Em depoimento na Comissão Nacional da Verdade (CNV), Bellentani revelou que as práticas de tortura tiveram início dentro da própria unidade. Ele disse que discorda da proposição da empresa de apoiar projetos sociais como medida de reparação, sem que isso seja negociado junto com os trabalhadores e o MPF.

“Como ela [Volkswagen] vai financiar? Nós não somos parte desse trabalho? Por que não fomos consultados? Seria mais justo, mais correto. Tudo bem designar verba para entidades que fazem trabalho social, mas vamos conversar e fazer de forma conjunta?”, questionou Bellentani.
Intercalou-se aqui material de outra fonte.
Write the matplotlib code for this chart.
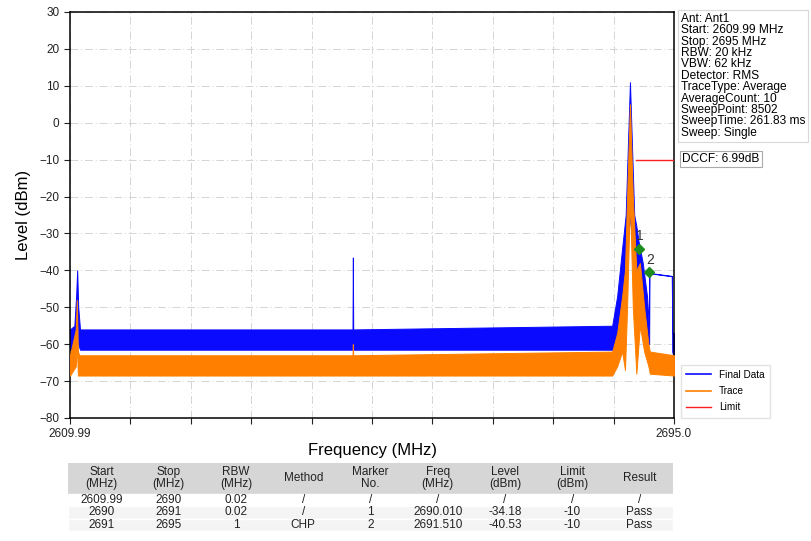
import numpy as np
import matplotlib.pyplot as plt
from matplotlib.patches import Rectangle

plt.rcParams['font.family'] = ['Liberation Sans', 'DejaVu Sans']

f_start, f_stop = 2609.99, 2695.0

# Final Data envelope (MHz, low dBm, high dBm)
blue_f = [2609.99, 2610.6, 2610.85, 2611.0, 2611.15, 2611.4, 2649.75, 2649.8,
          2649.85, 2686.3, 2687.0, 2687.7, 2688.2, 2688.8, 2689.4, 2689.7,
          2690.0, 2690.6, 2691.2, 2691.45, 2691.5, 2691.55, 2694.7, 2694.75,
          2695.0]
blue_lo = [-61.5, -61.5, -58, -52, -60, -61.5, -61.5, -61.5, -61.5, -61.5, -60,
           -52, -40, -25, -40, -60, -45, -50, -58, -60, -60, -40.8, -41.6, -62,
           -64]
blue_hi = [-56, -55, -47, -40, -50, -56, -56, -36.5, -56, -55, -47, -34, -25,
           11, -25, -28, -32, -38, -47, -55, -40.7, -40.7, -41.5, -57, -57]

# Trace envelope
orange_f = [2609.99, 2610.8, 2610.95, 2611.1, 2611.3, 2649.75, 2649.8, 2649.85,
            2686.3, 2687.0, 2687.7, 2688.1, 2688.4, 2688.8, 2689.2, 2689.7,
            2690.2, 2690.8, 2691.4, 2691.6, 2695.0]
orange_lo = [-68.5, -66, -60, -68.5, -68.5, -68.5, -68.5, -68.5, -68.5, -66,
             -62, -67, -50, -20, -50, -68, -55, -62, -66, -68, -68.5]
orange_hi = [-63, -56, -48, -62, -63, -63, -60, -63, -62, -57, -47, -40, -20,
             5, -20, -40, -38, -50, -60, -62, -63]

limit_f = [2689.7, 2695.0]
limit_lvl = [-10, -10]

marker_no = ['1', '2']
marker_f = [2690.010, 2691.510]
marker_lvl = [-34.18, -40.53]

info_lines = ['Ant: Ant1', 'Start: 2609.99 MHz', 'Stop: 2695 MHz', 'RBW: 20 kHz',
              'VBW: 62 kHz', 'Detector: RMS', 'TraceType: Average',
              'AverageCount: 10', 'SweepPoint: 8502', 'SweepTime: 261.83 ms',
              'Sweep: Single']
dccf_text = 'DCCF: 6.99dB'

col_headers = ['Start\n(MHz)', 'Stop\n(MHz)', 'RBW\n(MHz)', 'Method', 'Marker\nNo.',
               'Freq\n(MHz)', 'Level\n(dBm)', 'Limit\n(dBm)', 'Result']
table_rows = [
    ['2609.99', '2690', '0.02', '/', '/', '/', '/', '/', '/'],
    ['2690', '2691', '0.02', '/', '1', '2690.010', '-34.18', '-10', 'Pass'],
    ['2691', '2695', '1', 'CHP', '2', '2691.510', '-40.53', '-10', 'Pass'],
]

blue = '#0a0aff'
orange = '#ff8000'
red = '#ff2020'

fig = plt.figure(figsize=(8.11, 5.41), dpi=100)
ax = fig.add_axes([70 / 811, 1 - 418 / 541, 604 / 811, 406 / 541])

ax.fill_between(blue_f, blue_lo, blue_hi, color=blue, lw=0.7, zorder=2)
ax.fill_between(orange_f, orange_lo, orange_hi, color=orange, lw=0.7, zorder=3)
l_fd, = ax.plot([], [], color=blue, lw=1.2, label='Final Data')
l_tr, = ax.plot([], [], color=orange, lw=1.2, label='Trace')
l_lim, = ax.plot(limit_f, limit_lvl, color=red, lw=1.0, label='Limit', zorder=4)

ax.plot(marker_f, marker_lvl, 'D', color='#1e8c1e', ms=5, zorder=5)
for no, f, lv in zip(marker_no, marker_f, marker_lvl):
    ax.annotate(no, (f, lv), xytext=(1, 4), textcoords='offset points',
                ha='center', va='bottom', fontsize=10, color='#333333', zorder=6)

ax.set_xlim(f_start, f_stop)
ax.set_ylim(-80, 30)
ax.set_yticks(np.arange(-80, 31, 10))
xt = np.linspace(f_start, f_stop, 11)
ax.set_xticks(xt)
ax.set_xticklabels(['2609.99'] + [''] * 9 + ['2695.0'])
ax.tick_params(labelsize=8.5, colors='#222222', length=4)
ax.grid(True, color='#d4d4d4', ls=(0, (8, 3, 1, 3)), lw=0.7)
ax.set_axisbelow(True)
ax.set_xlabel('Frequency (MHz)', fontsize=12, labelpad=2)
ax.set_ylabel('Level (dBm)', fontsize=12, labelpad=6)
for s in ax.spines.values():
    s.set_linewidth(1.1)

fig.text(681 / 811, 1 - 13 / 541, '\n'.join(info_lines), fontsize=8.6, va='top',
         ha='left', linespacing=0.93,
         bbox=dict(boxstyle='square,pad=0.25', fc='white', ec='#d8d8d8', lw=0.8))
fig.text(682 / 811, 1 - 159 / 541, dccf_text, fontsize=8.6, va='center', ha='left',
         bbox=dict(boxstyle='square,pad=0.2', fc='white', ec='#aaaaaa', lw=0.8))

fig.legend(handles=[l_fd, l_tr, l_lim], loc='center left',
           bbox_to_anchor=(676 / 811, 1 - 391 / 541), fontsize=7.2, frameon=True,
           edgecolor='#dddddd', fancybox=False, handlelength=2.5,
           labelspacing=0.65, borderpad=0.5)

# results table
tax = fig.add_axes([68 / 811, 1 - 531 / 541, 605 / 811, 68 / 541])
tax.set_xlim(0, 9)
tax.set_ylim(0, 5.5)
tax.axis('off')
tax.add_patch(Rectangle((0, 3), 9, 2.5, fc='#d6d6d6', ec='none'))
for i, h in enumerate(col_headers):
    tax.text(i + 0.5, 4.25, h, ha='center', va='center', fontsize=8.5,
             linespacing=1.0, color='#222222')
for r, row in enumerate(table_rows):
    y0 = 2 - r
    tax.add_patch(Rectangle((0, y0), 9, 1, fc='#f4f4f4' if r else 'white',
                            ec='white', lw=1))
    for i, v in enumerate(row):
        tax.text(i + 0.5, y0 + 0.5, v, ha='center', va='center', fontsize=8.5,
                 color='#222222')

fig.savefig('out.png', dpi=100)
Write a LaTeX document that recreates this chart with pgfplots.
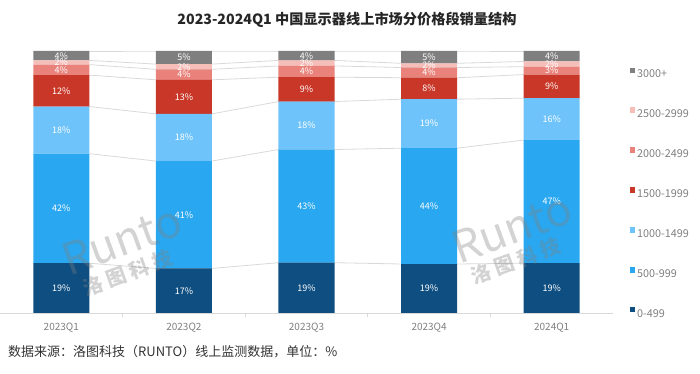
\documentclass[border=0pt]{standalone}
\usepackage{pgfplots}
\pgfplotsset{compat=1.18}
\usepackage{fontspec}
\setmainfont{Noto Sans CJK SC}
\definecolor{c0}{HTML}{0E4E80}
\definecolor{c1}{HTML}{29A7F0}
\definecolor{c2}{HTML}{6EC4FA}
\definecolor{c3}{HTML}{C83728}
\definecolor{c4}{HTML}{E8827A}
\definecolor{c5}{HTML}{F5BEB9}
\definecolor{c6}{HTML}{7F7F7F}
\definecolor{linegrey}{HTML}{D9D9D9}
\definecolor{txtgrey}{HTML}{7F7F7F}
\pgfplotsset{
  base/.style={
    at={(0pt,0pt)}, anchor=south west,
    scale only axis, width=613pt, height=262pt,
    xmin=-0.5, xmax=4.5, ymin=0, ymax=100,
    /pgf/number format/assume math mode=true,
  }
}
\begin{document}
\begin{tikzpicture}
% ---- background axis: x axis line, tick labels, series lines
\begin{axis}[base,
  axis x line*=bottom, axis y line=none,
  x axis line style={draw=linegrey, line width=0.8pt},
  xtick={0,1,2,3,4},
  xticklabels={2023Q1,2023Q2,2023Q3,2023Q4,2024Q1},
  major tick length=0pt,
  extra x ticks={0.5,1.5,2.5,3.5},
  extra x tick labels={},
  extra x tick style={major tick length=4pt, tick align=outside, tick style={draw=linegrey, line width=0.8pt}},
  xticklabel style={font=\fontsize{10}{12}\selectfont, text=txtgrey, yshift=-7pt},
]
\addplot[linegrey, line width=0.8pt] coordinates {(0.228,19) (0.772,17) (1.228,17) (1.772,19.2) (2.228,19.2) (2.772,18.7) (3.228,18.7) (3.772,19)};
\addplot[linegrey, line width=0.8pt] coordinates {(0.228,60.8) (0.772,58) (1.228,58) (1.772,62.4) (2.228,62.4) (2.772,62.9) (3.228,62.9) (3.772,66)};
\addplot[linegrey, line width=0.8pt] coordinates {(0.228,78.8) (0.772,76) (1.228,76) (1.772,80.7) (2.228,80.7) (2.772,81.6) (3.228,81.6) (3.772,82)};
\addplot[linegrey, line width=0.8pt] coordinates {(0.228,90.8) (0.772,89) (1.228,89) (1.772,90.0) (2.228,90.0) (2.772,89.8) (3.228,89.8) (3.772,91)};
\addplot[linegrey, line width=0.8pt] coordinates {(0.228,94.8) (0.772,93) (1.228,93) (1.772,94.3) (2.228,94.3) (2.772,93.7) (3.228,93.7) (3.772,94)};
\addplot[linegrey, line width=0.8pt] coordinates {(0.228,96.4) (0.772,95) (1.228,95) (1.772,96.4) (2.228,96.4) (2.772,95.3) (3.228,95.3) (3.772,96)};
\addplot[linegrey, line width=0.8pt] coordinates {(0.228,100) (0.772,100) (1.228,100) (1.772,100) (2.228,100) (2.772,100) (3.228,100) (3.772,100)};
\end{axis}
% ---- bars
\begin{axis}[base, hide axis,
  ybar stacked, bar width=0.457,
  reverse legend,
  legend cell align=left,
  legend image code/.code={\fill[#1, draw=none] (0pt,1pt) rectangle (5.5pt,6.5pt);},
  legend style={at={(1.027,0.937)}, anchor=north west, draw=none, fill=none,
    inner sep=0pt, outer sep=0pt, row sep=29.3pt,
    font=\fontsize{10.8}{12}\selectfont, text=txtgrey,
    nodes={inner sep=0pt, text height=7.7pt, text depth=0.5pt},
    /tikz/every odd column/.append style={column sep=2pt}},
]
\addplot[fill=c0, draw=none] coordinates {(0,19) (1,17) (2,19.2) (3,18.7) (4,19)};
\addlegendentry{0-499}
\addplot[fill=c1, draw=none] coordinates {(0,41.8) (1,41) (2,43.2) (3,44.2) (4,47)};
\addlegendentry{500-999}
\addplot[fill=c2, draw=none] coordinates {(0,18) (1,18) (2,18.3) (3,18.7) (4,16)};
\addlegendentry{1000-1499}
\addplot[fill=c3, draw=none] coordinates {(0,12) (1,13) (2,9.3) (3,8.2) (4,9)};
\addlegendentry{1500-1999}
\addplot[fill=c4, draw=none] coordinates {(0,4) (1,4) (2,4.3) (3,3.9) (4,3)};
\addlegendentry{2000-2499}
\addplot[fill=c5, draw=none] coordinates {(0,1.6) (1,2) (2,2.1) (3,1.6) (4,2)};
\addlegendentry{2500-2999}
\addplot[fill=c6, draw=none] coordinates {(0,3.6) (1,5) (2,3.6) (3,4.7) (4,4)};
\addlegendentry{3000+}
\end{axis}
% ---- labels
\begin{axis}[base, hide axis]
\addplot[only marks, mark=*, mark size=0pt, mark options={draw=none, fill=none},
  point meta=explicit,
  nodes near coords={\pgfmathprintnumber[fixed,precision=0]{\pgfplotspointmeta}\%},
  nodes near coords align={center},
  every node near coord/.append style={font=\fontsize{9}{10}\selectfont, text=white, inner sep=0pt}]
table[x=x, y=y, meta=v] {
x y v
0 9.5 19
1 8.5 17
2 9.6 19.2
3 9.35 18.7
4 9.5 19
0 39.9 41.8
1 37.5 41
2 40.8 43.2
3 40.8 44.2
4 42.5 47
0 69.8 18
1 67 18
2 71.55 18.3
3 72.25 18.7
4 74 16
0 84.8 12
1 82.5 13
2 85.35 9.3
3 85.7 8.2
4 86.5 9
0 92.8 4
1 91 4
2 92.15 4.3
3 91.75 3.9
4 92.5 3
0 95.6 1.6
1 94 2
2 95.35 2.1
3 94.5 1.6
4 95 2
0 98.2 3.6
1 97.5 5
2 98.2 3.6
3 97.65 4.7
4 98 4
};
\end{axis}
% ---- watermark
\node[rotate=20, text=gray, opacity=0.35, font=\fontsize{44}{44}\selectfont] at (122pt,73pt) {Runto};
\node[rotate=20, text=gray, opacity=0.35, font=\bfseries\fontsize{20}{20}\selectfont] at (128pt,40pt) {洛 图 科 技};
\node[rotate=20, text=gray, opacity=0.35, font=\fontsize{44}{44}\selectfont] at (512pt,85pt) {Runto};
\node[rotate=20, text=gray, opacity=0.35, font=\bfseries\fontsize{20}{20}\selectfont] at (516pt,52pt) {洛 图 科 技};
% ---- title and footer
\node[font=\bfseries\fontsize{14.2}{16}\selectfont, text=black!85] at (347pt,293pt) {2023-2024Q1 中国显示器线上市场分价格段销量结构};
\node[anchor=west, inner sep=0pt, font=\fontsize{13}{15}\selectfont, text=black!80] at (8pt,-39pt) {数据来源：洛图科技（RUNTO）线上监测数据，单位：\%};
\pgfresetboundingbox
\path[use as bounding box] (0pt,-61pt) rectangle (700pt,313pt);
\end{tikzpicture}
\end{document}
Para ele, a ação deve estar comprometida com a perspectiva de memória, justiça e verdade, fazendo com que o papel da Volkswagen na ditadura público seja reparado por meio de ações educativas.

Inquérito

O relatório, contratado pela matriz da Volkswagen na Alemanha, foi produzido após instauração de inquérito civil pelo Ministério Público Federal para apurar a responsabilidade da montadora em “graves violações de direitos humanos”. A investigação foi iniciada após representação assinada pelas centrais sindicais brasileiras, sindicatos e ex-trabalhadores da empresa, em setembro de 2015. O pedido foi feito com base nas conclusões da Comissão Nacional da Verdade, que apontam a colaboração da empresa com a repressão, além de discriminar trabalhadores com atuação sindical.

Entre as condutas da empresa investigadas estão, por exemplo, permitir a prisão de funcionários no interior de suas unidades; perseguir trabalhadores por atuação política e sindical, criando “listas negras” para impedir contratação desses profissionais; produzir informações para encaminhamento aos órgãos de repressão; colaborar financeiramente com o regime e permitir práticas de tortura na sede da montadora.